Köln – Die Totenglocke läutet drei Mal, bevor der kleine Elektromotor zu surren beginnt. Die sterblichen Überreste von Helmut Zeidler ruhen in einer 30 Zentimeter hohen Kunststoffurne, hinten auf dem mit Kunstrasen ausgelegten Friedhofsmobil. Es wäre reichlich Platz für Blumen und Gebinde, aber es sind keine da, nicht eine einzelne Nelke. Auf der Ladefläche liegt ein Metallhebel, mit dessen Hilfe das Plastikgefäß im Boden versenkt werden wird.

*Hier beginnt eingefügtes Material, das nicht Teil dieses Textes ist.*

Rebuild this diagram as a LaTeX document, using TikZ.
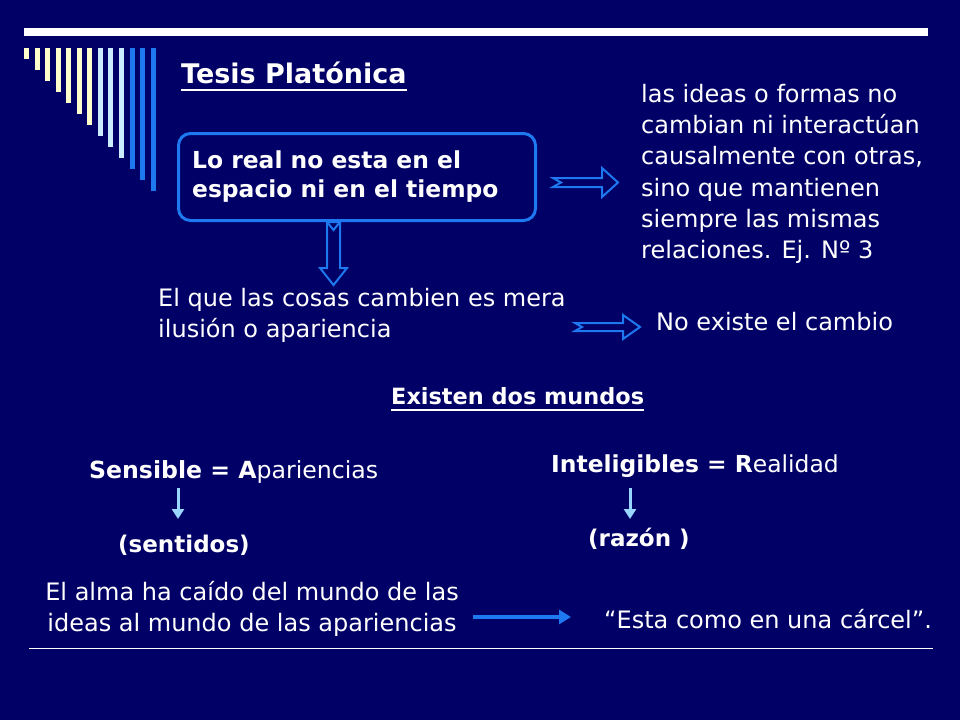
\documentclass[tikz,border=0pt]{standalone}
\usepackage{fontspec}
\setmainfont{DejaVu Sans}
\usetikzlibrary{arrows.meta}
\definecolor{bg}{RGB}{0,0,102}
\definecolor{ylw}{RGB}{255,255,204}
\definecolor{lblue}{RGB}{204,236,255}
\definecolor{mblue}{RGB}{30,120,240}
\definecolor{sblue}{RGB}{153,214,255}
\begin{document}
\begin{tikzpicture}[x=1pt,y=-1pt,
  txt/.style={text=white, inner sep=0pt, anchor=base west, font=\fontsize{24}{29}\selectfont},
  btxt/.style={txt, font=\fontsize{23}{28}\selectfont\bfseries},
  hollow/.style={draw=mblue, line width=2pt, line join=miter},
  smallarrow/.style={draw=sblue, line width=3pt, -{Triangle[length=10pt,width=12pt]}},
  longarrow/.style={draw=mblue, line width=4pt, -{Triangle[length=12pt,width=14pt]}}]
\fill[bg] (0,0) rectangle (960,720);
\useasboundingbox (0,0) rectangle (960,720);
% decoration
\fill[white] (24,28) rectangle (928,36);
\foreach \i in {0,...,6} \fill[ylw] ({24+10.55*\i},48) rectangle ({29+10.55*\i},{59+11*\i});
\foreach \i in {7,8,9} \fill[lblue] ({24+10.55*\i},48) rectangle ({29+10.55*\i},{59+11*\i});
\foreach \i in {10,11,12} \fill[mblue] ({24+10.55*\i},48) rectangle ({29+10.55*\i},{59+11*\i});
% title
\node[txt, font=\fontsize{27}{32}\selectfont\bfseries] (title) at (181,83) {Tesis Platónica};
\draw[white, line width=1.8pt] ([yshift=-7pt]title.base west) -- ([yshift=-7pt]title.base east);
% box
\node[draw=mblue, line width=3pt, rounded corners=12pt, minimum width=357pt, minimum height=87pt, anchor=north west, inner sep=0pt] (box) at (177,132) {};
\node[btxt, font=\fontsize{23.4}{28}\selectfont\bfseries] (b1) at (192,168) {Lo real no esta en el};
\node[btxt, font=\fontsize{23.4}{28}\selectfont\bfseries] (b2) at (192,197) {espacio ni en el tiempo};
% right block
\node[txt] (r1) at (641,102) {las ideas o formas no};
\node[txt] (r2) at (641,133) {cambian ni interactúan};
\node[txt] (r3) at (641,164) {causalmente con otras,};
\node[txt] (r4) at (641,196) {sino que mantienen};
\node[txt] (r5) at (641,227) {siempre las mismas};
\node[txt] (r6) at (641,258) {relaciones. Ej. Nº 3};
% hollow arrows
\draw[hollow] (553,178) -- (602,178) -- (602,168) -- (618,182.5) -- (602,197) -- (602,187) -- (553,187) -- (561,182.5) -- cycle;
\draw[hollow] (327,222) -- (340,222) -- (340,268) -- (347,268) -- (333.5,285) -- (320,268) -- (327,268) -- cycle;
\draw[hollow] (327,222) -- (333.5,230) -- (340,222);
\draw[hollow] (575,323) -- (623,323) -- (623,315) -- (640,327) -- (623,339) -- (623,331) -- (575,331) -- (582,327) -- cycle;
% middle texts
\node[txt] (m1) at (158,306) {El que las cosas cambien es mera};
\node[txt] (m2) at (158,337) {ilusión o apariencia};
\node[txt] (nc) at (656,330) {No existe el cambio};
\node[btxt, font=\fontsize{22.4}{27}\selectfont\bfseries] (ex) at (391,404) {Existen dos mundos};
\draw[white, line width=1.8pt] ([yshift=-6pt]ex.base west) -- ([yshift=-6pt]ex.base east);
% two worlds
\node[txt, font=\fontsize{23.6}{28}\selectfont] (sens) at (89,478) {\textbf{Sensible = A}pariencias};
\node[txt, font=\fontsize{23.4}{28}\selectfont] (intel) at (551,472) {\textbf{Inteligibles = R}ealidad};
\coordinate (s1) at (178,488);
\coordinate (s2) at (178,519);
\coordinate (i1) at (630,488);
\coordinate (i2) at (630,519);
\draw[smallarrow] (s1) -- (s2);
\draw[smallarrow] (i1) -- (i2);
\node[btxt] (sent) at (118,552) {(sentidos)};
\node[btxt] (raz) at (588,546) {(razón )};
% bottom
\node[txt, anchor=base] (a1) at (252,600) {El alma ha caído del mundo de las};
\node[txt, anchor=base] (a2) at (252,631) {ideas al mundo de las apariencias};
\node[txt] (car) at (604,628) {“Esta como en una cárcel”.};
\coordinate (l1) at (473,617);
\coordinate (l2) at (571,617);
\draw[longarrow] (l1) -- (l2);
\draw[white, line width=1pt] (29,648) -- (933,648);
\end{tikzpicture}
\end{document}
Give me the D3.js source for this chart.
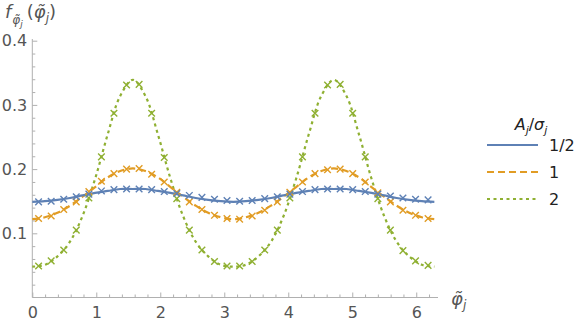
<!DOCTYPE html>
<html><head><meta charset="utf-8">
<script src="https://cdn.jsdelivr.net/npm/d3@7"></script>
<style>
html,body{margin:0;padding:0;background:#fff;}
svg{display:block;font-family:"DejaVu Sans",sans-serif;}
</style></head>
<body><svg id="c" width="581" height="327"></svg>
<script>
// ---- data ----
const seriesNames = ["1/2", "1", "2"];
const curveX = [0, 0.196, 0.393, 0.589, 0.785, 0.982, 1.178, 1.374, 1.571, 1.767, 1.963, 2.160, 2.356, 2.553, 2.749, 2.945, 3.142, 3.338, 3.534, 3.731, 3.927, 4.123, 4.320, 4.516, 4.712, 4.909, 5.105, 5.301, 5.498, 5.694, 5.890, 6.087, 6.283];
const curveHalf = [0.149,0.150,0.152,0.155,0.159,0.163,0.166,0.169,0.169,0.169,0.166,0.163,0.159,0.155,0.152,0.150,0.149,0.150,0.152,0.155,0.159,0.163,0.166,0.169,0.169,0.169,0.166,0.163,0.159,0.155,0.152,0.150,0.149];
const curveOne = [0.122,0.125,0.132,0.143,0.157,0.172,0.187,0.197,0.201,0.197,0.187,0.172,0.157,0.143,0.132,0.125,0.122,0.125,0.132,0.143,0.157,0.172,0.187,0.197,0.201,0.197,0.187,0.172,0.157,0.143,0.132,0.125,0.122];
const curveTwo = [0.048,0.051,0.064,0.087,0.127,0.185,0.254,0.314,0.339,0.314,0.254,0.185,0.127,0.087,0.064,0.051,0.048,0.051,0.064,0.087,0.127,0.185,0.254,0.314,0.339,0.314,0.254,0.185,0.127,0.087,0.064,0.051,0.048];
const markX = [0.098, 0.295, 0.491, 0.687, 0.884, 1.080, 1.276, 1.473, 1.669, 1.865, 2.062, 2.258, 2.454, 2.651, 2.847, 3.043, 3.240, 3.436, 3.632, 3.829, 4.025, 4.222, 4.418, 4.614, 4.811, 5.007, 5.203, 5.400, 5.596, 5.792, 5.989, 6.185];
const markHalf = [0.149,0.150,0.153,0.157,0.161,0.166,0.168,0.169,0.169,0.168,0.165,0.162,0.159,0.156,0.153,0.151,0.150,0.151,0.154,0.157,0.161,0.165,0.168,0.169,0.169,0.168,0.165,0.161,0.158,0.155,0.153,0.152];
const markOne = [0.123,0.127,0.137,0.149,0.165,0.181,0.193,0.200,0.201,0.192,0.180,0.164,0.149,0.137,0.128,0.123,0.122,0.127,0.136,0.149,0.164,0.180,0.193,0.199,0.200,0.193,0.180,0.163,0.149,0.136,0.128,0.123];
const markTwo = [0.049,0.057,0.074,0.105,0.155,0.219,0.287,0.331,0.332,0.287,0.218,0.154,0.105,0.074,0.056,0.049,0.049,0.056,0.074,0.105,0.155,0.219,0.287,0.331,0.332,0.287,0.219,0.154,0.105,0.073,0.057,0.050];
const xTicks = [0,1,2,3,4,5,6];
const yTicks = [0.1,0.2,0.3,0.4];
const colors = ["#5E81B5", "#E19C24", "#8FB032"];
const dashes = [null, "7,4", "3,3.5"];

// ---- layout ----
const svg = d3.select("#c");
const x = d3.scaleLinear().domain([0, 6.34]).range([32.3, 438]);
const y = d3.scaleLinear().domain([0, 0.4]).range([297.5, 40.7]);
const axisColor = "#b0b0b0";
const labelColor = "#555";

// minor ticks
const xMinor = d3.range(0.2, 6.3, 0.2).filter(v => Math.abs(v - Math.round(v)) > 0.01);
const yMinor = d3.range(0.02, 0.39, 0.02).filter(v => Math.abs(v*10 - Math.round(v*10)) > 0.01);

const gx = svg.append("g").attr("transform", `translate(0,${y(0)})`);
gx.call(d3.axisBottom(x).tickValues(xTicks).tickSizeInner(-5).tickSizeOuter(0).tickPadding(9).tickFormat(d3.format("d")));
const gxm = svg.append("g").attr("transform", `translate(0,${y(0)})`);
gxm.call(d3.axisBottom(x).tickValues(xMinor).tickSizeInner(-3).tickSizeOuter(0).tickFormat(""));
gxm.select(".domain").remove();

const gy = svg.append("g").attr("transform", `translate(${x(0)},0)`);
gy.call(d3.axisLeft(y).tickValues(yTicks).tickSizeInner(-5).tickSizeOuter(0).tickPadding(5).tickFormat(d3.format(".1f")));
gy.select(".domain").attr("d", `M0,${y(0)}V39`);
const gym = svg.append("g").attr("transform", `translate(${x(0)},0)`);
gym.call(d3.axisLeft(y).tickValues(yMinor).tickSizeInner(-3).tickSizeOuter(0).tickFormat(""));
gym.select(".domain").remove();

svg.selectAll(".domain").attr("stroke", axisColor).attr("stroke-width", 1);
svg.selectAll(".tick line").attr("stroke", axisColor).attr("stroke-width", 1);
svg.selectAll(".tick text").attr("fill", labelColor).style("font-size", "16px").style("font-family", "DejaVu Sans, sans-serif");
gx.select(".domain").attr("d", `M${x(0)},0H438`);

// curves
const curves = [curveHalf, curveOne, curveTwo];
const marks = [markHalf, markOne, markTwo];
const line = d3.line().x(d => x(d[0])).y(d => y(d[1])).curve(d3.curveCatmullRom);
const order = [2, 1, 0];
order.forEach(i => {
  const pts = curveX.map((v, k) => [v, curves[i][k]]);
  svg.append("path").attr("d", line(pts)).attr("fill", "none")
    .attr("stroke", colors[i]).attr("stroke-width", 2.2)
    .attr("stroke-dasharray", dashes[i]);
});
// markers
const s = 3.3;
order.forEach(i => {
  svg.append("g").selectAll("path").data(markX.map((v, k) => [v, marks[i][k]])).join("path")
    .attr("d", d => { const cx = x(d[0]), cy = y(d[1]); return `M${cx-s},${cy-s}L${cx+s},${cy+s}M${cx-s},${cy+s}L${cx+s},${cy-s}`; })
    .attr("stroke", colors[i]).attr("stroke-width", 1.4).attr("fill", "none");
});

// axis labels
const yl = svg.append("text").attr("x", 5).attr("y", 18).attr("fill", labelColor).style("font-size", "18px");
yl.append("tspan").text("f").style("font-style", "italic");
yl.append("tspan").attr("dy", 6).attr("dx", 1).style("font-size", "12px").style("font-style", "italic").text("φ\u0303");
yl.append("tspan").attr("dy", 3).style("font-size", "9px").style("font-style", "italic").text("j");
yl.append("tspan").attr("dy", -9).attr("dx", 4).text("(");
yl.append("tspan").style("font-style", "italic").text("φ\u0303");
yl.append("tspan").attr("dy", 4).style("font-size", "12px").style("font-style", "italic").text("j");
yl.append("tspan").attr("dy", -4).text(")");

const xl = svg.append("text").attr("x", 451).attr("y", 305).attr("fill", labelColor).style("font-size", "18px");
xl.append("tspan").style("font-style", "italic").text("φ\u0303");
xl.append("tspan").attr("dy", 4).style("font-size", "12px").style("font-style", "italic").text("j");

// legend
const lg = svg.append("g");
const lt = lg.append("text").attr("x", 531).attr("y", 130).attr("text-anchor", "middle").attr("fill", "#222").style("font-size", "16px");
lt.append("tspan").style("font-style", "italic").text("A");
lt.append("tspan").attr("dy", 4).style("font-size", "11px").style("font-style", "italic").text("j");
lt.append("tspan").attr("dy", -4).text("/");
lt.append("tspan").style("font-style", "italic").text("σ");
lt.append("tspan").attr("dy", 4).style("font-size", "11px").style("font-style", "italic").text("j");
const ly = [145, 172, 199];
seriesNames.forEach((n, i) => {
  lg.append("line").attr("x1", 487).attr("x2", 538).attr("y1", ly[i]).attr("y2", ly[i])
    .attr("stroke", colors[i]).attr("stroke-width", 2.2).attr("stroke-dasharray", dashes[i]);
  lg.append("text").attr("x", 549).attr("y", ly[i]).attr("dy", "0.35em").attr("fill", "#222")
    .style("font-size", "16px").text(n);
});
</script>
</body></html>
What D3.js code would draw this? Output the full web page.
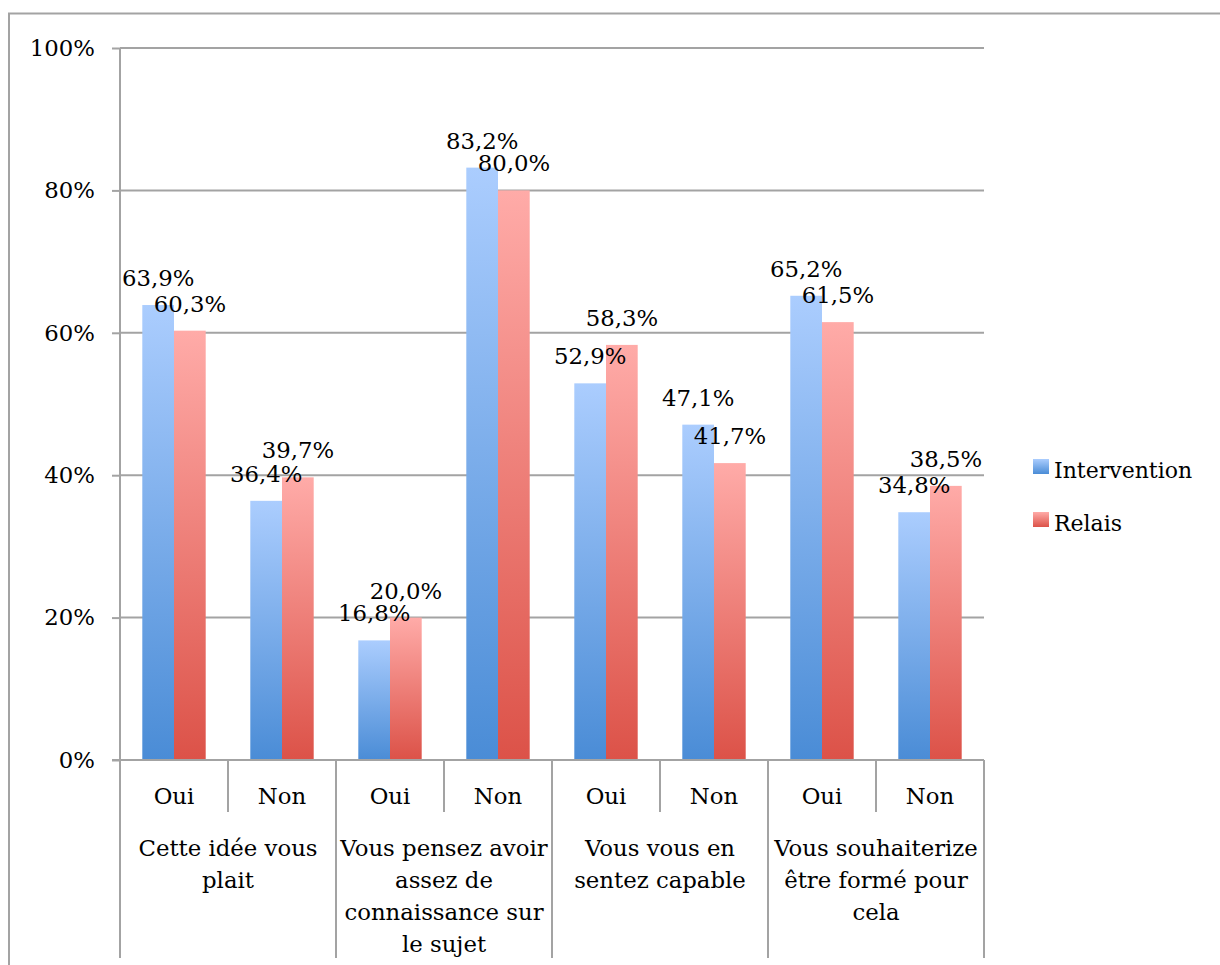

Ein Mitarbeiter des Südfriedhofs führt den Trauerzug an. Aber Trauernde sind nicht da. Pfarrer Mathias Bonhoeffer schreitet einsam hinter der Urne zum Gräberfeld.

Ein Mensch stirbt, und niemand ist da, den das kümmert. In Köln kommt das pro Jahr 600 Mal vor. Das Ordnungsamt verordnet dann die „Bestattung von Amts wegen“. Bis 2008 wurden die Verstorbenen ohne Angehörige auf einer Wiese des Nordfriedhofs beigesetzt. Ohne Namen, ohne Erinnerung. Seit sechs Jahren gibt es Gräberfelder auf dem Südfriedhof in Zollstock und dem Deutz-Poller Friedhof. Auf Stelen sind die Namen der Toten aufgereiht, dicht an dicht. „Klingelschilder“, sagen manche.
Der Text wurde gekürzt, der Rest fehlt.